Before covering the capital gains tax liability on separation, we need to understand what counts as separation. The couple can be treated as separated from each other if ;

  1. Separation is under a court order, or
  2. A separation agreement is in place, or
  3. The separation is under circumstances where it is likely that the separation will be permanent.

In each case, the marriage or civil partnership must have broken down. In case 3, if you live in the same house as two individuals, the separation is likely to be permanent. You will be treated as separated from your spouse or civil partner. It is vital to note that this is a point of law rather than a point of tax, and you must seek professional legal advice if in doubt.
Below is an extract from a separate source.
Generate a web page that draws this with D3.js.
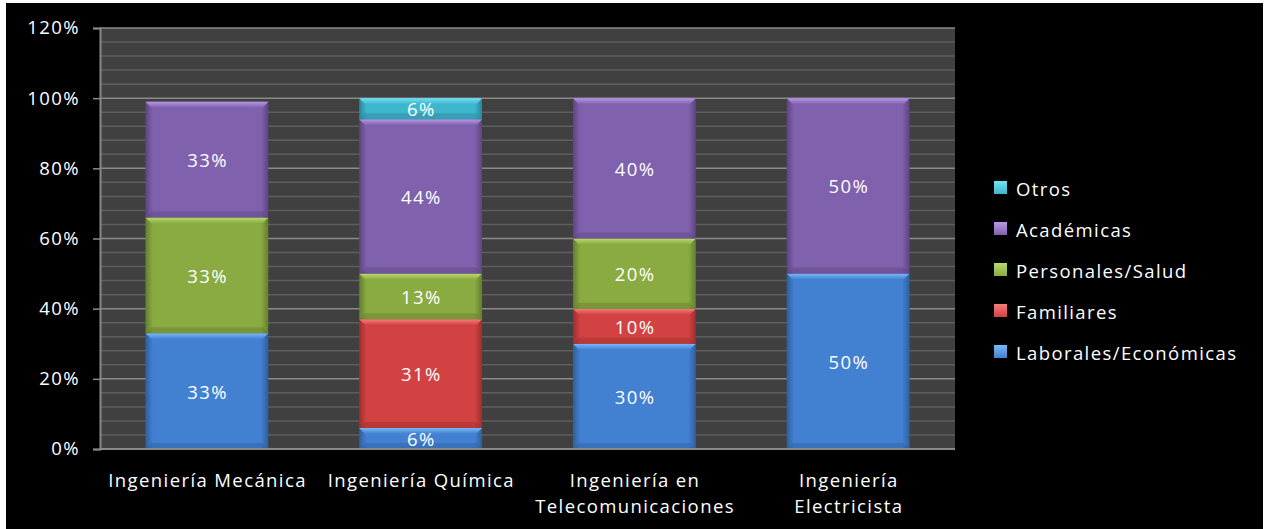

Transfers in the Tax Year of Separation

Gain Tax Issues on Separation

Now that you have understood the concept of separation, we will move on to the capital gains tax issues on separation. Property can be anything, for example, a family home, second homes, shares, jewellery, antiques and the list can be exhaustive. However, this article assumes that the couple separating and divorcing have only one family home in their joint names, which we refer to as property.

Suppose, on separation; one spouse transfers their share of the property to the other during the tax year of separation, i.e. between 6 April and 5 April of the following year. In that case, the transfer will be on a no gain, no loss basis. If the transfer takes place after the tax year of separation, the transfer will be deemed to have taken place at the market value. The market value is used because they are still connected even though the couple is separated.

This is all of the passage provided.